====== RECORDS FOR PROCESSING

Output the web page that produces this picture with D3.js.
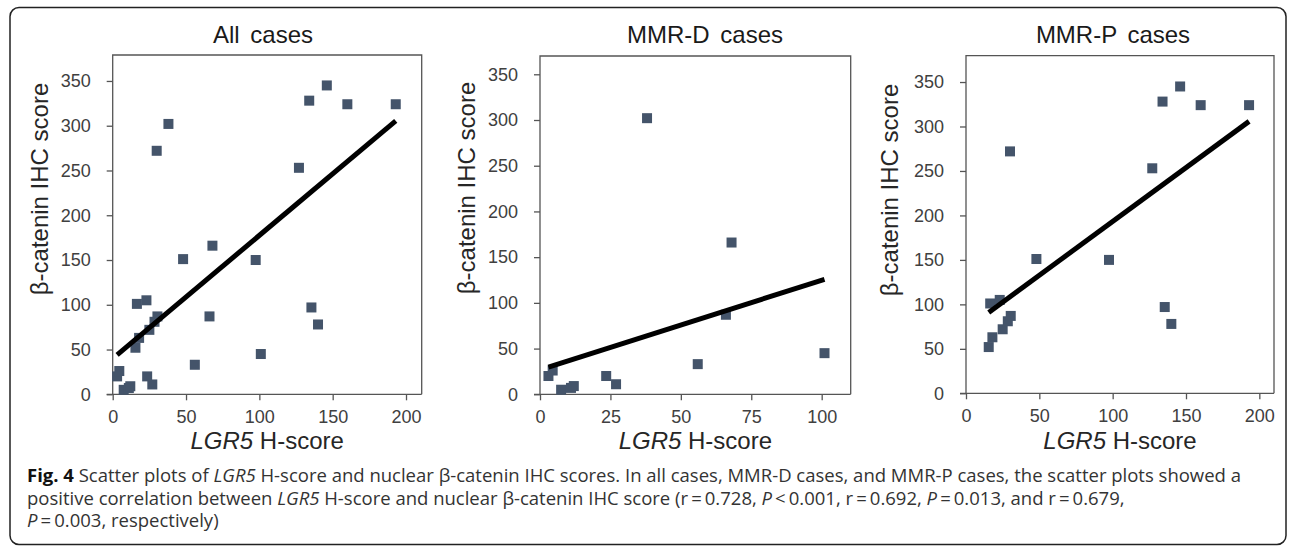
<!DOCTYPE html>
<html>
<head>
<meta charset="utf-8">
<script src="https://cdn.jsdelivr.net/npm/d3@7/dist/d3.min.js"></script>
<style>
  body { margin: 0; background: #fff; }
  svg { display: block; }
  .tick text { font-family: "Liberation Sans", Arial, sans-serif; font-size: 18px; fill: #404040; }
  .caption { font-family: "Open Sans", sans-serif; font-size: 18.5px; fill: #333; }
</style>
</head>
<body>
<script>
// MMR-D cases
var dX = [3, 4.5, 7.5, 11, 12, 23.5, 27, 38, 56, 66, 68, 101];
var dY = [20, 26, 5, 7, 9, 20, 11, 302, 33, 87, 166, 45];
// MMR-P cases
var pX = [15.5, 16.5, 18, 23, 25, 28.5, 30.5, 30, 48, 97.5, 127, 134, 135.5, 140, 146, 160, 193];
var pY = [52, 101, 63, 105, 72, 81, 87, 272, 151, 150, 253, 328, 97, 78, 345, 324, 324];
// all cases = both groups
var allX = dX.concat(pX);
var allY = dY.concat(pY);

var xTicksWide = [0, 50, 100, 150, 200];
var xTicksNarrow = [0, 25, 50, 75, 100];
var yTicks = [0, 50, 100, 150, 200, 250, 300, 350];

var W = 1290, H = 546;
var svg = d3.select("body").append("svg").attr("width", W).attr("height", H);

// outer frame of the figure
svg.append("rect")
  .attr("x", 10).attr("y", 7.5)
  .attr("width", 1276).attr("height", 537)
  .attr("rx", 9)
  .attr("fill", "none").attr("stroke", "#222").attr("stroke-width", 1.5);

function fit(xs, ys) {
  var mx = d3.mean(xs), my = d3.mean(ys), sxy = 0, sxx = 0;
  xs.forEach(function(x, i){ sxy += (x - mx) * (ys[i] - my); sxx += (x - mx) * (x - mx); });
  var b = sxy / sxx;
  return { b: b, a: my - b * mx };
}

ScatterPanel = function(options){
  var defaults = {
    left: 0, right: 0, top: 0, bottom: 0,
    xMax: 210, yMax: 380,
    title: "", titleX: 0, yLabelX: 0, yLabelY: 190
  };
  this.settings = Object.assign({}, defaults, options);

  this.draw = function(xs, ys, xTicks){
    var s = this.settings;
    var x = d3.scaleLinear().domain([0, s.xMax]).range([s.left, s.right]);
    var y = d3.scaleLinear().domain([0, s.yMax]).range([s.bottom, s.top]);
    var g = svg.append("g");

    // plot box
    g.append("path")
      .attr("d", "M" + s.left + "," + s.bottom + "V" + s.top + "H" + s.right + "V" + s.bottom)
      .attr("fill", "none").attr("stroke", "#555").attr("stroke-width", 1.3);

    var xAxis = d3.axisBottom(x).tickValues(xTicks).tickSize(6).tickPadding(10).tickSizeOuter(0);
    var yAxis = d3.axisLeft(y).tickValues(yTicks).tickSize(6).tickPadding(16).tickSizeOuter(0);

    var gx = g.append("g").attr("transform", "translate(0," + s.bottom + ")").call(xAxis);
    gx.select(".domain").remove();
    var gy = g.append("g").attr("transform", "translate(" + s.left + ",0)").call(yAxis);
    gy.select(".domain").remove();
    g.selectAll(".tick line").attr("stroke", "#555").attr("stroke-width", 1.3);

    // x axis line runs under the y tick at 0
    g.append("line")
      .attr("x1", s.left - 6).attr("x2", s.right)
      .attr("y1", s.bottom).attr("y2", s.bottom)
      .attr("stroke", "#555").attr("stroke-width", 1.3);

    // points
    var size = 10;
    g.selectAll("rect.pt")
      .data(xs)
      .enter()
      .append("rect")
      .attr("class", "pt")
      .attr("x", function(d){ return x(d) - size / 2; })
      .attr("y", function(d, i){ return y(ys[i]) - size / 2; })
      .attr("width", size).attr("height", size)
      .attr("fill", "#44546A");

    // linear trend line over the data range
    var f = fit(xs, ys);
    var x0 = d3.min(xs), x1 = d3.max(xs);
    g.append("line")
      .attr("x1", x(x0)).attr("y1", y(f.a + f.b * x0))
      .attr("x2", x(x1)).attr("y2", y(f.a + f.b * x1))
      .attr("stroke", "#000").attr("stroke-width", 5);

    // titles
    g.append("text")
      .attr("x", s.titleX).attr("y", 43)
      .attr("text-anchor", "middle")
      .style("font-family", "Liberation Sans, Arial, sans-serif")
      .style("font-size", "24px").style("word-spacing", "4px").style("fill", "#1a1a1a")
      .text(s.title);

    var xl = g.append("text")
      .attr("x", (s.left + s.right) / 2).attr("y", 449)
      .attr("text-anchor", "middle")
      .style("font-family", "Liberation Sans, Arial, sans-serif")
      .style("font-size", "24px").style("fill", "#262626");
    xl.append("tspan").style("font-style", "italic").text("LGR5");
    xl.append("tspan").text(" H-score");

    g.append("text")
      .attr("transform", "translate(" + s.yLabelX + "," + s.yLabelY + ") rotate(-90)")
      .attr("text-anchor", "middle")
      .attr("dy", "0.35em")
      .style("font-family", "Liberation Sans, Arial, sans-serif")
      .style("font-size", "24px").style("fill", "#262626")
      .text("\u03b2-catenin IHC score");
  };
};

new ScatterPanel({ left: 112.7, right: 421.7, top: 55, bottom: 394.3, xMax: 210.7, yMax: 379,
  title: "All cases", titleX: 263, yLabelX: 40, yLabelY: 189 }).draw(allX, allY, xTicksWide);
new ScatterPanel({ left: 540, right: 850.7, top: 56, bottom: 394.3, xMax: 110.3, yMax: 370,
  title: "MMR-D cases", titleX: 705, yLabelX: 467, yLabelY: 188 }).draw(dX, dY, xTicksNarrow);
new ScatterPanel({ left: 966, right: 1274, top: 55.7, bottom: 393.3, xMax: 210, yMax: 379.6,
  title: "MMR-P cases", titleX: 1113, yLabelX: 890, yLabelY: 190 }).draw(pX, pY, xTicksWide);

// caption
var capLines = [
  [["b", "Fig. 4"], ["", " Scatter plots of "], ["i", "LGR5"], ["", " H-score and nuclear \u03b2-catenin IHC scores. In all cases, MMR-D cases, and MMR-P cases, the scatter plots showed a"]],
  [["", "positive correlation between "], ["i", "LGR5"], ["", " H-score and nuclear \u03b2-catenin IHC score (r\u2009=\u20090.728, "], ["i", "P"], ["", "\u2009<\u20090.001, r\u2009=\u20090.692, "], ["i", "P"], ["", "\u2009=\u20090.013, and r\u2009=\u20090.679,"]],
  [["i", "P"], ["", "\u2009=\u20090.003, respectively)"]]
];
capLines.forEach(function(line, li){
  var t = svg.append("text").attr("class", "caption").attr("x", 27).attr("y", 482 + li * 22.5);
  line.forEach(function(seg){
    var sp = t.append("tspan").text(seg[1]);
    if (seg[0] === "b") sp.style("font-weight", "bold").style("fill", "#111");
    if (seg[0] === "i") sp.style("font-style", "italic");
  });
});
</script>
</body>
</html>
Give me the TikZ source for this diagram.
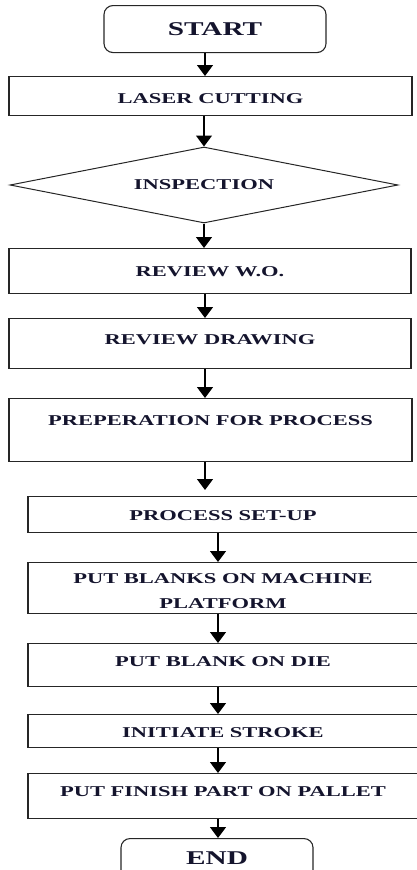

============

__WORK TO COMPLETE__
Without the pictures, print the whole listing exactly as given.

__RESPONSE TO THE TASK__
Output the web page that produces this picture with D3.js.
<!DOCTYPE html>
<html>
<head>
<meta charset="utf-8">
<script src="https://cdn.jsdelivr.net/npm/d3@7/dist/d3.min.js"></script>
<style>
  body { margin: 0; background: #fff; }
  svg { display: block; }
  .tick text { font-family: "Liberation Sans", Arial, sans-serif; font-size: 18px; fill: #404040; }
  .caption { font-family: "Open Sans", sans-serif; font-size: 18.5px; fill: #333; }
</style>
</head>
<body>
<script>
// MMR-D cases
var dX = [3, 4.5, 7.5, 11, 12, 23.5, 27, 38, 56, 66, 68, 101];
var dY = [20, 26, 5, 7, 9, 20, 11, 302, 33, 87, 166, 45];
// MMR-P cases
var pX = [15.5, 16.5, 18, 23, 25, 28.5, 30.5, 30, 48, 97.5, 127, 134, 135.5, 140, 146, 160, 193];
var pY = [52, 101, 63, 105, 72, 81, 87, 272, 151, 150, 253, 328, 97, 78, 345, 324, 324];
// all cases = both groups
var allX = dX.concat(pX);
var allY = dY.concat(pY);

var xTicksWide = [0, 50, 100, 150, 200];
var xTicksNarrow = [0, 25, 50, 75, 100];
var yTicks = [0, 50, 100, 150, 200, 250, 300, 350];

var W = 1290, H = 546;
var svg = d3.select("body").append("svg").attr("width", W).attr("height", H);

// outer frame of the figure
svg.append("rect")
  .attr("x", 10).attr("y", 7.5)
  .attr("width", 1276).attr("height", 537)
  .attr("rx", 9)
  .attr("fill", "none").attr("stroke", "#222").attr("stroke-width", 1.5);

function fit(xs, ys) {
  var mx = d3.mean(xs), my = d3.mean(ys), sxy = 0, sxx = 0;
  xs.forEach(function(x, i){ sxy += (x - mx) * (ys[i] - my); sxx += (x - mx) * (x - mx); });
  var b = sxy / sxx;
  return { b: b, a: my - b * mx };
}

ScatterPanel = function(options){
  var defaults = {
    left: 0, right: 0, top: 0, bottom: 0,
    xMax: 210, yMax: 380,
    title: "", titleX: 0, yLabelX: 0, yLabelY: 190
  };
  this.settings = Object.assign({}, defaults, options);

  this.draw = function(xs, ys, xTicks){
    var s = this.settings;
    var x = d3.scaleLinear().domain([0, s.xMax]).range([s.left, s.right]);
    var y = d3.scaleLinear().domain([0, s.yMax]).range([s.bottom, s.top]);
    var g = svg.append("g");

    // plot box
    g.append("path")
      .attr("d", "M" + s.left + "," + s.bottom + "V" + s.top + "H" + s.right + "V" + s.bottom)
      .attr("fill", "none").attr("stroke", "#555").attr("stroke-width", 1.3);

    var xAxis = d3.axisBottom(x).tickValues(xTicks).tickSize(6).tickPadding(10).tickSizeOuter(0);
    var yAxis = d3.axisLeft(y).tickValues(yTicks).tickSize(6).tickPadding(16).tickSizeOuter(0);

    var gx = g.append("g").attr("transform", "translate(0," + s.bottom + ")").call(xAxis);
    gx.select(".domain").remove();
    var gy = g.append("g").attr("transform", "translate(" + s.left + ",0)").call(yAxis);
    gy.select(".domain").remove();
    g.selectAll(".tick line").attr("stroke", "#555").attr("stroke-width", 1.3);

    // x axis line runs under the y tick at 0
    g.append("line")
      .attr("x1", s.left - 6).attr("x2", s.right)
      .attr("y1", s.bottom).attr("y2", s.bottom)
      .attr("stroke", "#555").attr("stroke-width", 1.3);

    // points
    var size = 10;
    g.selectAll("rect.pt")
      .data(xs)
      .enter()
      .append("rect")
      .attr("class", "pt")
      .attr("x", function(d){ return x(d) - size / 2; })
      .attr("y", function(d, i){ return y(ys[i]) - size / 2; })
      .attr("width", size).attr("height", size)
      .attr("fill", "#44546A");

    // linear trend line over the data range
    var f = fit(xs, ys);
    var x0 = d3.min(xs), x1 = d3.max(xs);
    g.append("line")
      .attr("x1", x(x0)).attr("y1", y(f.a + f.b * x0))
      .attr("x2", x(x1)).attr("y2", y(f.a + f.b * x1))
      .attr("stroke", "#000").attr("stroke-width", 5);

    // titles
    g.append("text")
      .attr("x", s.titleX).attr("y", 43)
      .attr("text-anchor", "middle")
      .style("font-family", "Liberation Sans, Arial, sans-serif")
      .style("font-size", "24px").style("word-spacing", "4px").style("fill", "#1a1a1a")
      .text(s.title);

    var xl = g.append("text")
      .attr("x", (s.left + s.right) / 2).attr("y", 449)
      .attr("text-anchor", "middle")
      .style("font-family", "Liberation Sans, Arial, sans-serif")
      .style("font-size", "24px").style("fill", "#262626");
    xl.append("tspan").style("font-style", "italic").text("LGR5");
    xl.append("tspan").text(" H-score");

    g.append("text")
      .attr("transform", "translate(" + s.yLabelX + "," + s.yLabelY + ") rotate(-90)")
      .attr("text-anchor", "middle")
      .attr("dy", "0.35em")
      .style("font-family", "Liberation Sans, Arial, sans-serif")
      .style("font-size", "24px").style("fill", "#262626")
      .text("\u03b2-catenin IHC score");
  };
};

new ScatterPanel({ left: 112.7, right: 421.7, top: 55, bottom: 394.3, xMax: 210.7, yMax: 379,
  title: "All cases", titleX: 263, yLabelX: 40, yLabelY: 189 }).draw(allX, allY, xTicksWide);
new ScatterPanel({ left: 540, right: 850.7, top: 56, bottom: 394.3, xMax: 110.3, yMax: 370,
  title: "MMR-D cases", titleX: 705, yLabelX: 467, yLabelY: 188 }).draw(dX, dY, xTicksNarrow);
new ScatterPanel({ left: 966, right: 1274, top: 55.7, bottom: 393.3, xMax: 210, yMax: 379.6,
  title: "MMR-P cases", titleX: 1113, yLabelX: 890, yLabelY: 190 }).draw(pX, pY, xTicksWide);

// caption
var capLines = [
  [["b", "Fig. 4"], ["", " Scatter plots of "], ["i", "LGR5"], ["", " H-score and nuclear \u03b2-catenin IHC scores. In all cases, MMR-D cases, and MMR-P cases, the scatter plots showed a"]],
  [["", "positive correlation between "], ["i", "LGR5"], ["", " H-score and nuclear \u03b2-catenin IHC score (r\u2009=\u20090.728, "], ["i", "P"], ["", "\u2009<\u20090.001, r\u2009=\u20090.692, "], ["i", "P"], ["", "\u2009=\u20090.013, and r\u2009=\u20090.679,"]],
  [["i", "P"], ["", "\u2009=\u20090.003, respectively)"]]
];
capLines.forEach(function(line, li){
  var t = svg.append("text").attr("class", "caption").attr("x", 27).attr("y", 482 + li * 22.5);
  line.forEach(function(seg){
    var sp = t.append("tspan").text(seg[1]);
    if (seg[0] === "b") sp.style("font-weight", "bold").style("fill", "#111");
    if (seg[0] === "i") sp.style("font-style", "italic");
  });
});
</script>
</body>
</html>
Give me the TikZ source for this diagram.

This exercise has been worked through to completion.